Shortly after the test scores were announced, Lopez retired, collecting a $15,000 bonus for her school’s spectacular performance, thus boosting her pension by as much as $10,000 per year. In 2006 the same cohort of students, now fifth graders, fell back to a pass rate of only 47 percent, and the pass rate for the new crop of fourth graders was just 41 percent. After I reported this startling turnabout in City Journal and reporter Andrew Wolf did the same in the New York Sun, it became fairly obvious that someone had tampered with the students’ 2005 exams. With Mayor Bloomberg successfully reelected, even his own Department of Education (DOE) felt some pressure and said it would take a second look. Schools Chancellor Joel Klein asked his counsel, Michael Best, to refer the matter to the city’s Department of Investigations (DOI). But Best left the referral on his desk for six months. ("I goofed," he said, when I asked why he delayed the referral.) But the DOI, whose head Richard Condon is appointed by the mayor, declined to take the case. It was then left to the DOE’s small and understaffed investigative unit to follow up. The department had waited almost two years to start an investigation, and by this time the suspicious test papers had been destroyed.

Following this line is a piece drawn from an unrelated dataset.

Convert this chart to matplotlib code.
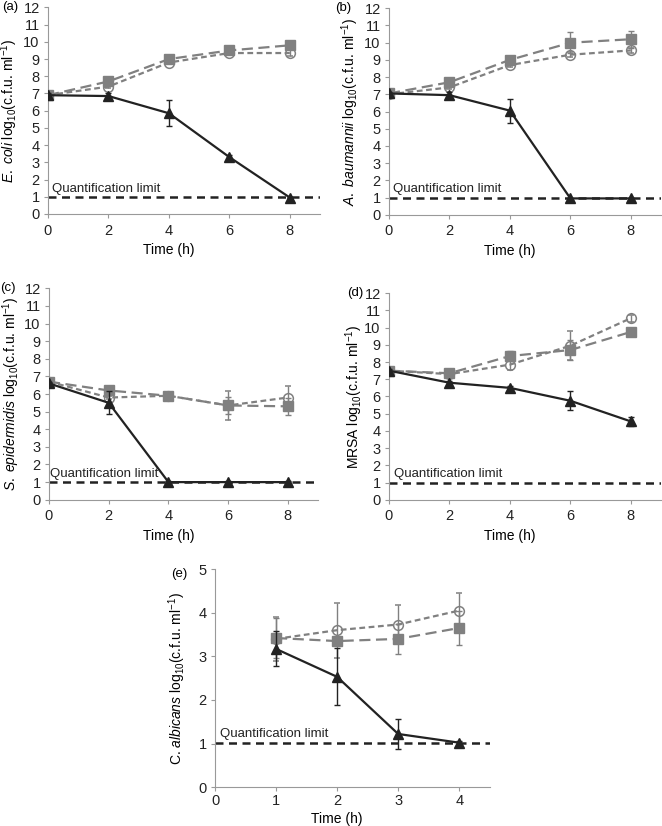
import numpy as np
import matplotlib.pyplot as plt

plt.rcParams['font.family'] = ['Liberation Sans', 'DejaVu Sans']
plt.rcParams['mathtext.fontset'] = 'custom'
plt.rcParams['mathtext.rm'] = 'Liberation Sans'
plt.rcParams['mathtext.it'] = 'Liberation Sans:italic'

# ---- data ----
t_bact = [0, 2, 4, 6, 8]
t_cand = [1, 2, 3, 4]

ecoli_sq = [6.9, 7.7, 9.0, 9.5, 9.8]
ecoli_ci = [6.9, 7.4, 8.8, 9.35, 9.35]
ecoli_tr = [6.9, 6.85, 5.85, 3.3, 0.95]
ecoli_sq_err = [0.1, 0.1, 0.1, 0.1, 0.1]
ecoli_ci_err = [0.1, 0.1, 0.1, 0.1, 0.15]
ecoli_tr_err = [0.1, 0.2, 0.75, 0.1, 0.05]

abau_sq = [7.05, 7.7, 9.0, 10.0, 10.2]
abau_ci = [7.0, 7.4, 8.7, 9.3, 9.55]
abau_tr = [7.05, 6.95, 6.05, 0.95, 0.95]
abau_sq_err = [0.1, 0.1, 0.1, 0.6, 0.5]
abau_ci_err = [0.1, 0.1, 0.1, 0.15, 0.15]
abau_tr_err = [0.1, 0.2, 0.7, 0.05, 0.05]

sepi_sq = [6.7, 6.2, 5.9, 5.35, 5.3]
sepi_ci = [6.7, 5.8, 5.9, 5.35, 5.8]
sepi_tr = [6.6, 5.5, 1.0, 1.0, 1.0]
sepi_sq_err = [0.1, 0.1, 0.2, 0.5, 0.5]
sepi_ci_err = [0.1, 0.1, 0.2, 0.8, 0.65]
sepi_tr_err = [0.1, 0.65, 0.05, 0.05, 0.05]

mrsa_sq = [7.5, 7.35, 8.35, 8.7, 9.75]
mrsa_ci = [7.5, 7.3, 7.85, 8.95, 10.55]
mrsa_tr = [7.5, 6.8, 6.5, 5.75, 4.55]
mrsa_sq_err = [0.1, 0.15, 0.3, 0.6, 0.1]
mrsa_ci_err = [0.1, 0.15, 0.3, 0.85, 0.2]
mrsa_tr_err = [0.1, 0.1, 0.1, 0.55, 0.25]

calb_sq = [3.42, 3.35, 3.4, 3.65]
calb_ci = [3.4, 3.6, 3.73, 4.05]
calb_tr = [3.17, 2.53, 1.22, 1.02]
calb_sq_err = [0.45, 0.1, 0.35, 0.4]
calb_ci_err = [0.5, 0.63, 0.45, 0.4]
calb_tr_err = [0.4, 0.65, 0.35, 0.03]

qlimit = [1.0, 1.0, 1.0, 1.0, 1.02]

panels = [
    ('(a)', r'$\it{E.\ coli}$ log$_{10}$(c.f.u. ml$^{-1}$)', t_bact,
     ecoli_sq, ecoli_ci, ecoli_tr, ecoli_sq_err, ecoli_ci_err, ecoli_tr_err),
    ('(b)', r'$\it{A.\ baumannii}$ log$_{10}$(c.f.u. ml$^{-1}$)', t_bact,
     abau_sq, abau_ci, abau_tr, abau_sq_err, abau_ci_err, abau_tr_err),
    ('(c)', r'$\it{S.\ epidermidis}$ log$_{10}$(c.f.u. ml$^{-1}$)', t_bact,
     sepi_sq, sepi_ci, sepi_tr, sepi_sq_err, sepi_ci_err, sepi_tr_err),
    ('(d)', r'MRSA log$_{10}$(c.f.u. ml$^{-1}$)', t_bact,
     mrsa_sq, mrsa_ci, mrsa_tr, mrsa_sq_err, mrsa_ci_err, mrsa_tr_err),
    ('(e)', r'C. $\it{albicans}$ log$_{10}$(c.f.u. ml$^{-1}$)', t_cand,
     calb_sq, calb_ci, calb_tr, calb_sq_err, calb_ci_err, calb_tr_err),
]

# axes rectangles in figure fraction
rects = [
    [0.0725, 0.741, 0.411, 0.250],
    [0.5876, 0.740, 0.411, 0.250],
    [0.0740, 0.395, 0.406, 0.256],
    [0.5876, 0.395, 0.411, 0.250],
    [0.3248, 0.047, 0.415, 0.264],
]
label_x = [0.003, 0.506, 0.0, 0.524, 0.259]
label_dy = [0, 0, 0, 0, -0.006]
qtext_x = [0.13, 0.13, 0.03, 0.15, 0.08]
ylab_x = [-0.103, -0.103, -0.100, -0.088, -0.10]
xpad = [4, 4, 4, 4, 2]
xlabpad = [4, 4, 4, 4, 2.5]

grey = '#808080'
dark = '#222222'
axis_col = '#999999'

fig = plt.figure(figsize=(6.62, 8.26), dpi=100)

for i, (lab, ylab, t, sq, ci, tr, sq_e, ci_e, tr_e) in enumerate(panels):
    ax = fig.add_axes(rects[i])
    cand = (i == 4)

    ax.axhline(qlimit[i], color=dark, lw=1.8, dashes=(3.2, 2.2), zorder=1)
    ax.text(qtext_x[i], qlimit[i] + (0.06 if cand else 0.12), 'Quantification limit',
            fontsize=9.5, va='bottom', ha='left', color='#222222')

    ax.errorbar(t, sq, yerr=sq_e, color=grey, lw=1.6, dashes=(5, 2.5),
                marker='s', ms=6.5, mfc=grey, mec=grey, ecolor=grey,
                elinewidth=1, capsize=2, zorder=3)
    ax.errorbar(t, ci, yerr=ci_e, color=grey, lw=1.6, dashes=(2.6, 1.6),
                marker='o', ms=7, mfc='none', mec=grey, mew=1.1, ecolor=grey,
                elinewidth=1, capsize=2, zorder=4)
    ax.errorbar(t, tr, yerr=tr_e, color=dark, lw=1.6,
                marker='^', ms=7, mfc=dark, mec=dark, ecolor=dark,
                elinewidth=1, capsize=2, zorder=5)

    if cand:
        ax.set_xlim(0, 4.5)
        ax.set_ylim(0, 5)
        ax.set_xticks([0, 1, 2, 3, 4])
        ax.set_yticks(range(0, 6))
    else:
        ax.set_xlim(0, 9)
        ax.set_ylim(0, 12)
        ax.set_xticks([0, 2, 4, 6, 8])
        ax.set_yticks(range(0, 13))

    for s in ['top', 'right']:
        ax.spines[s].set_visible(False)
    for s in ['left', 'bottom']:
        ax.spines[s].set_color(axis_col)
        ax.spines[s].set_linewidth(0.8)
    ax.tick_params(colors='#222222', labelsize=10.5, length=3, width=0.8,
                   color=axis_col)
    ax.tick_params(axis='x', pad=xpad[i])
    ax.tick_params(axis='y', pad=3)
    ax.set_xlabel('Time (h)', fontsize=10, labelpad=xlabpad[i], x=0.444)
    ax.set_ylabel(ylab, fontsize=10)
    ax.yaxis.set_label_coords(ylab_x[i], 0.5)

    pos = ax.get_position()
    fig.text(label_x[i], pos.y1 + label_dy[i], lab, fontsize=9.5, va='center', ha='left')

fig.savefig('out.png', dpi=100)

In a report issued almost four years after the tests were administered the department’s lone investigator found no wrongdoing, yet neglected to interview PS 33’s principal Elba Lopez. As the New York Post explained in its singularly pithy way, City clears self. When I asked DOE counsel Best how the most likely suspect could be cleared without even an interview, he responded that the department’s investigator "couldn’t find her." A few months later, New York Post reporter Yoav Gonen located Lopez at her apartment in the Bronx, exactly where she had always lived. Lopez assured the Post that there was no cheating; the reason that the students didn’t maintain their spectacularly high scores for more than one test cycle, she explained, was that the school had a new, inexperienced principal.

The test-score scandals that have broken out in Atlanta and New York and many other big-city school districts are not random occurrences. Nor can they be blamed on just a few bad apples among our nation’s otherwise honest corps of teachers and administrators. This is a systemic problem caused by flawed education policies and by ambitious politicians trying to drive up test scores by any means necessary in order to establish their reputations as "education mayors" or "education presidents." Both Presidents George W. Bush and Barack Obama set unreasonable targets for higher test scores as the primary standard for evaluating education progress. When Bush’s No Child Left Behind became law, it left the door wide open to massive test inflation by stipulating that all American students "will be proficient" by the year 2014—and imposing a series of increasingly onerous sanctions on districts and schools not moving toward that goal—yet allowing each state to develop its own tests and set its own standard for "proficiency." The Obama administration doubled down on test-based accountability with its Race to the Top initiative. Like NCLB, it judges teachers and schools by improvements in students’ scores on very flawed standardized tests.

You might think of the politicians who set the test-based accountability policies of the past decade as unindicted co-conspirators in the plot to keep parents in places like Atlanta and New York from learning the truth about how much their children are learning in the public schools. And you’d be right to expect more such scandals, and arrests, to emerge in the years ahead.